REQUIREMENTS
Print the entries that appear below, exactly as written and without their pictures.

DATASET CONTENT
☆ ☆ ☆

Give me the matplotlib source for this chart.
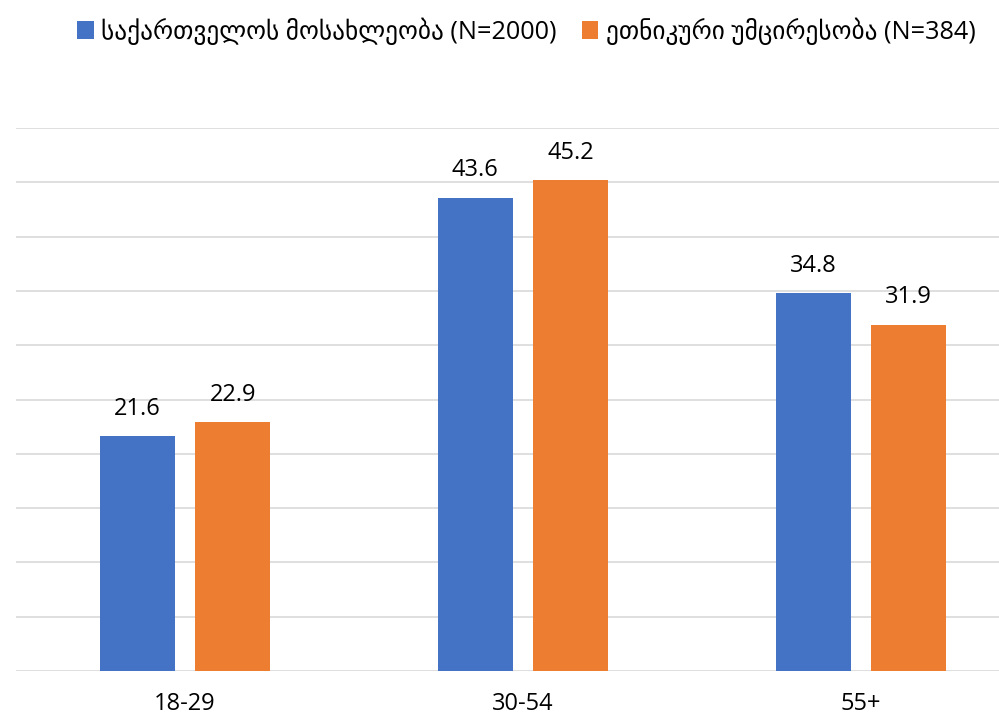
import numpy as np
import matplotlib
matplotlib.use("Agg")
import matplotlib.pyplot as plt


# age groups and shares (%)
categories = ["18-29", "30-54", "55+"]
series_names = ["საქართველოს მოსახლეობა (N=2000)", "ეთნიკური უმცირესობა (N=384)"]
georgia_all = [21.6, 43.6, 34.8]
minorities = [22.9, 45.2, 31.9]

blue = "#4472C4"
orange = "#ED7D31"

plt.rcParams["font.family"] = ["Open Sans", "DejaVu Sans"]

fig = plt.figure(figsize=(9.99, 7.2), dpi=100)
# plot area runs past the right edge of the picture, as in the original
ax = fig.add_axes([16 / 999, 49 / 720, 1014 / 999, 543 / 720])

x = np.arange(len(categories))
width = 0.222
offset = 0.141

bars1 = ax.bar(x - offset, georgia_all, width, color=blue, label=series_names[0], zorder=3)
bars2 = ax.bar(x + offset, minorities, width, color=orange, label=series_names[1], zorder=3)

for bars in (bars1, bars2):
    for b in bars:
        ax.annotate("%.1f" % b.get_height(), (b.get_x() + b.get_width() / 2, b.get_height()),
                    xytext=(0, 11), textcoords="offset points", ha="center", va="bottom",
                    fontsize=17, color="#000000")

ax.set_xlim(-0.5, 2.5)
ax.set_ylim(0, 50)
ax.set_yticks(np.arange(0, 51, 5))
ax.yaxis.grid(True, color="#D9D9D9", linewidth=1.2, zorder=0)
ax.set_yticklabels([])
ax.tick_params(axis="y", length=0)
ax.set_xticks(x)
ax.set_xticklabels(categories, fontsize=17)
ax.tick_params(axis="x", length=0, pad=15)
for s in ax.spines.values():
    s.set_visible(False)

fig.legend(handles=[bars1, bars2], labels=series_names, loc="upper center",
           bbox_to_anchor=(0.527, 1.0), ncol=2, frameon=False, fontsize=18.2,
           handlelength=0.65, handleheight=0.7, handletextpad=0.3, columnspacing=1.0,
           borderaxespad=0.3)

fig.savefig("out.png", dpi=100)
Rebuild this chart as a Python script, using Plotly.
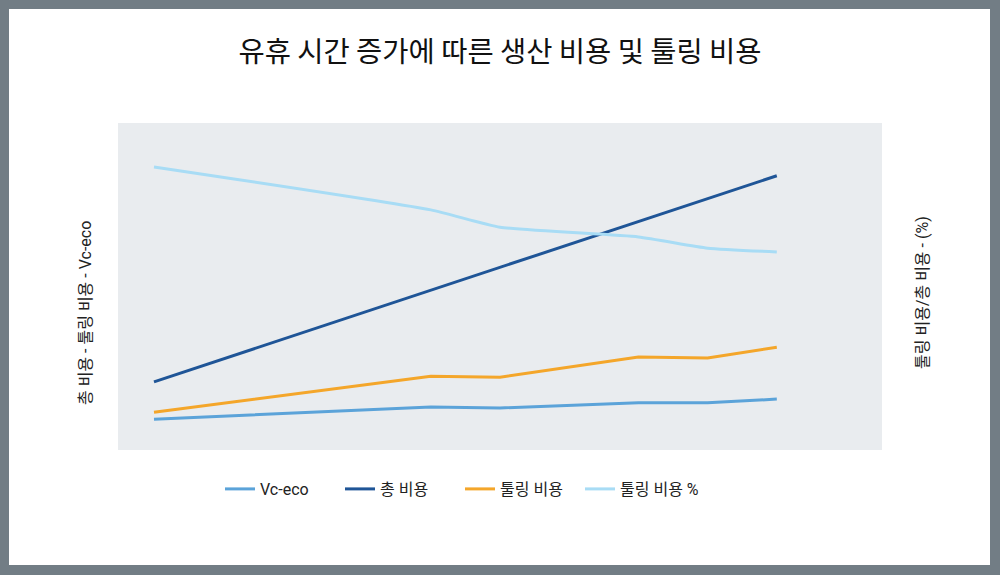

☆ ☆ ☆

CORRECT RESPONSE
Give me the matplotlib source for this chart.
import numpy as np
import matplotlib
matplotlib.use("Agg")
import matplotlib.pyplot as plt


# age groups and shares (%)
categories = ["18-29", "30-54", "55+"]
series_names = ["საქართველოს მოსახლეობა (N=2000)", "ეთნიკური უმცირესობა (N=384)"]
georgia_all = [21.6, 43.6, 34.8]
minorities = [22.9, 45.2, 31.9]

blue = "#4472C4"
orange = "#ED7D31"

plt.rcParams["font.family"] = ["Open Sans", "DejaVu Sans"]

fig = plt.figure(figsize=(9.99, 7.2), dpi=100)
# plot area runs past the right edge of the picture, as in the original
ax = fig.add_axes([16 / 999, 49 / 720, 1014 / 999, 543 / 720])

x = np.arange(len(categories))
width = 0.222
offset = 0.141

bars1 = ax.bar(x - offset, georgia_all, width, color=blue, label=series_names[0], zorder=3)
bars2 = ax.bar(x + offset, minorities, width, color=orange, label=series_names[1], zorder=3)

for bars in (bars1, bars2):
    for b in bars:
        ax.annotate("%.1f" % b.get_height(), (b.get_x() + b.get_width() / 2, b.get_height()),
                    xytext=(0, 11), textcoords="offset points", ha="center", va="bottom",
                    fontsize=17, color="#000000")

ax.set_xlim(-0.5, 2.5)
ax.set_ylim(0, 50)
ax.set_yticks(np.arange(0, 51, 5))
ax.yaxis.grid(True, color="#D9D9D9", linewidth=1.2, zorder=0)
ax.set_yticklabels([])
ax.tick_params(axis="y", length=0)
ax.set_xticks(x)
ax.set_xticklabels(categories, fontsize=17)
ax.tick_params(axis="x", length=0, pad=15)
for s in ax.spines.values():
    s.set_visible(False)

fig.legend(handles=[bars1, bars2], labels=series_names, loc="upper center",
           bbox_to_anchor=(0.527, 1.0), ncol=2, frameon=False, fontsize=18.2,
           handlelength=0.65, handleheight=0.7, handletextpad=0.3, columnspacing=1.0,
           borderaxespad=0.3)

fig.savefig("out.png", dpi=100)
Rebuild this chart as a Python script, using Plotly.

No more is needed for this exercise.